- _Task details_
Isolate every line in the records below with "that" in it.

- _Supplied data_

>>>

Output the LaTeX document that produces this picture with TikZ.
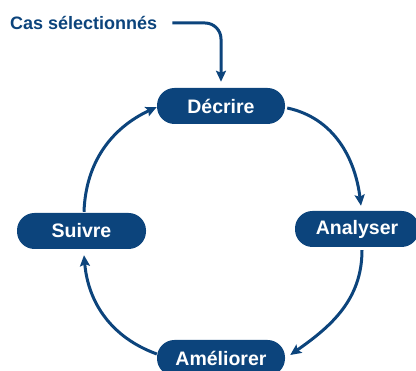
\documentclass[tikz,border=0pt]{standalone}
\usepackage{fontspec}
\setmainfont{Liberation Sans}
\usetikzlibrary{arrows.meta}
\definecolor{navy}{RGB}{12,68,124}
\tikzset{
  stagebox/.style={fill=navy, text=white, rounded corners=17.5pt, minimum width=128pt, minimum height=36pt, inner sep=0pt, font=\bfseries\fontsize{19.5}{22}\selectfont},
  flow/.style={draw=navy, line width=3pt, -{Stealth[length=11pt,width=10pt,inset=2pt]}},
}
\begin{document}
\begin{tikzpicture}[x=1pt,y=1pt]
\useasboundingbox (0,0) rectangle (416,371);
\node[stagebox] (decrire) at (221,265) {Décrire};
\node[stagebox, minimum width=124pt] (analyser) at (357,142) {Analyser};
\node[stagebox, minimum width=129pt] (suivre) at (81.5,140) {Suivre};
\node[stagebox] (ameliorer) at (221,13) {Améliorer};
\node[text=navy, font=\bfseries\fontsize{18}{21}\selectfont, inner sep=0pt, anchor=west] (cas) at (10,348) {Cas sélectionnés};
\coordinate (casstart) at ([xshift=15pt]cas.east);
\draw[flow, rounded corners=16pt] (casstart) -| ([yshift=6pt]decrire.north);
\draw[flow] ([shift={(2,-2)}]decrire.east) to[out=-12,in=97] ([shift={(4,5)}]analyser.north);
\draw[flow] ([shift={(5,-3)}]analyser.south) to[out=-90,in=35] ([shift={(5,3)}]ameliorer.east);
\draw[flow] ([yshift=4]ameliorer.west) to[out=160,in=-85] ([shift={(2.5,-6)}]suivre.south);
\draw[flow] ([shift={(2.5,1)}]suivre.north) to[out=88,in=-155] ([shift={(0,-1)}]decrire.west);
\end{tikzpicture}
\end{document}
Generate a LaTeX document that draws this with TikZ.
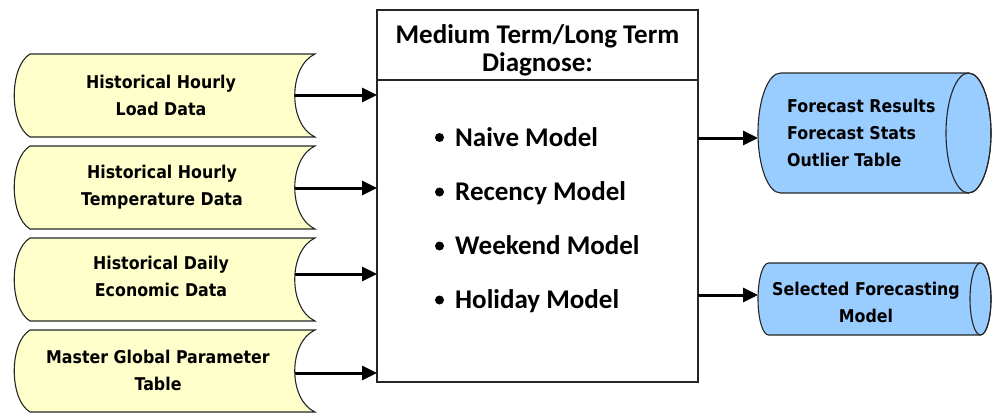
\documentclass[tikz,border=0pt]{standalone}
\usepackage{fontspec}
\usetikzlibrary{arrows.meta,calc}
\newfontfamily\datafont{DejaVu Sans}[FakeStretch=0.9]
\newfontfamily\boxfont{Carlito}
\definecolor{storefill}{HTML}{FFFFCC}
\definecolor{dbfill}{HTML}{99CCFF}
\definecolor{edge}{HTML}{262626}

% horizontal database cylinder: left centre x, right centre x, centre y, x radius, y radius
\newcommand\drawdb[5]{%
  \pgfmathsetmacro\kx{0.5523*#4}\pgfmathsetmacro\ky{0.5523*#5}%
  \filldraw[db] (#1,{#3-#5}) -- (#2,{#3-#5})
    .. controls ({#2+\kx},{#3-#5}) and ({#2+#4},{#3-\ky}) .. ({#2+#4},#3)
    .. controls ({#2+#4},{#3+\ky}) and ({#2+\kx},{#3+#5}) .. (#2,{#3+#5})
    -- (#1,{#3+#5})
    .. controls ({#1-\kx},{#3+#5}) and ({#1-#4},{#3+\ky}) .. ({#1-#4},#3)
    .. controls ({#1-#4},{#3-\ky}) and ({#1-\kx},{#3-#5}) .. cycle;
  \draw[db,fill=none] (#2,#3) ellipse [x radius=#4, y radius=#5];
}

\begin{document}
\begin{tikzpicture}[x=1pt,y=-1pt,
  stored/.style={fill=storefill, draw=edge, line width=1.1pt},
  db/.style={fill=dbfill, draw=edge, line width=1.1pt},
  frame/.style={inner sep=0pt, outer sep=0pt},
  datatext/.style={font=\datafont\bfseries\fontsize{17.6}{27}\selectfont, align=center, inner sep=0pt},
  boxtext/.style={font=\boxfont\bfseries\fontsize{27}{28}\selectfont, inner sep=0pt},
  flow/.style={line width=3pt, -{Triangle[length=15pt,width=14pt]}},
]
\useasboundingbox (0,0) rectangle (993,413);

% central process box with its header
\node[draw=edge, line width=1.4pt, minimum width=321, minimum height=372, frame] (box) at (537.5,196) {};
\draw[edge, line width=1.4pt] ($(box.north west)+(0,70)$) -- ($(box.north east)+(0,70)$);
\node[boxtext, align=center] (hdr) at (537.5,50) {Medium Term/Long Term\\Diagnose:};

% model list
\foreach \y/\txt [count=\i] in {146.2/Naive Model, 200.7/Recency Model, 254.7/Weekend Model, 308.7/Holiday Model} {
  \fill (439.5,{\y-8.7}) circle (4.5);
  \node[boxtext, anchor=base west] (m\i) at (455,\y) {\txt};
}

% stored-data inputs
\foreach \n/\t/\b/\ay in {1/54/137/95, 2/146/229/188, 3/238/321/274, 4/330/412/373} {
  \draw[stored] (30,\t) -- (315,\t)
    .. controls (288,{\t+0.15*(\b-\t)}) and (288,{\b-0.15*(\b-\t)}) .. (315,\b)
    -- (30,\b)
    .. controls (9,{\b-0.15*(\b-\t)}) and (9,{\t+0.15*(\b-\t)}) .. cycle;
  \coordinate (a\n) at (295,\ay);
  \draw[flow] (a\n) -- (a\n -| box.west);
}
\node[datatext] (s1) at (161,95.8) {Historical Hourly\\Load Data};
\node[datatext] (s2) at (162,187.5) {Historical Hourly\\Temperature Data};
\node[datatext] (s3) at (161,276.5) {Historical Daily\\Economic Data};
\node[datatext] (s4) at (158,370) {Master Global Parameter\\Table};

% output databases
\node[frame, minimum width=233, minimum height=120] (c1) at (874.5,133) {};
\node[frame, minimum width=233, minimum height=72] (c2) at (874.5,299) {};
\drawdb{780.5}{968.5}{133}{22.5}{60}
\drawdb{768.5}{980.5}{299}{10.5}{36}
\node[datatext, align=left, anchor=west] (r1) at (787,133) {Forecast Results\\Forecast Stats\\Outlier Table};
\node[datatext] (r2) at (866,302) {Selected Forecasting\\Model};

\coordinate (b1) at (698,138);
\coordinate (b2) at (698,295);
\draw[flow] (b1) -- (b1 -| c1.west);
\draw[flow] (b2) -- (b2 -| c2.west);
\end{tikzpicture}
\end{document}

<<<

- _Completed task_
Output the LaTeX document that produces this picture with TikZ.
Generate a LaTeX document that draws this with TikZ.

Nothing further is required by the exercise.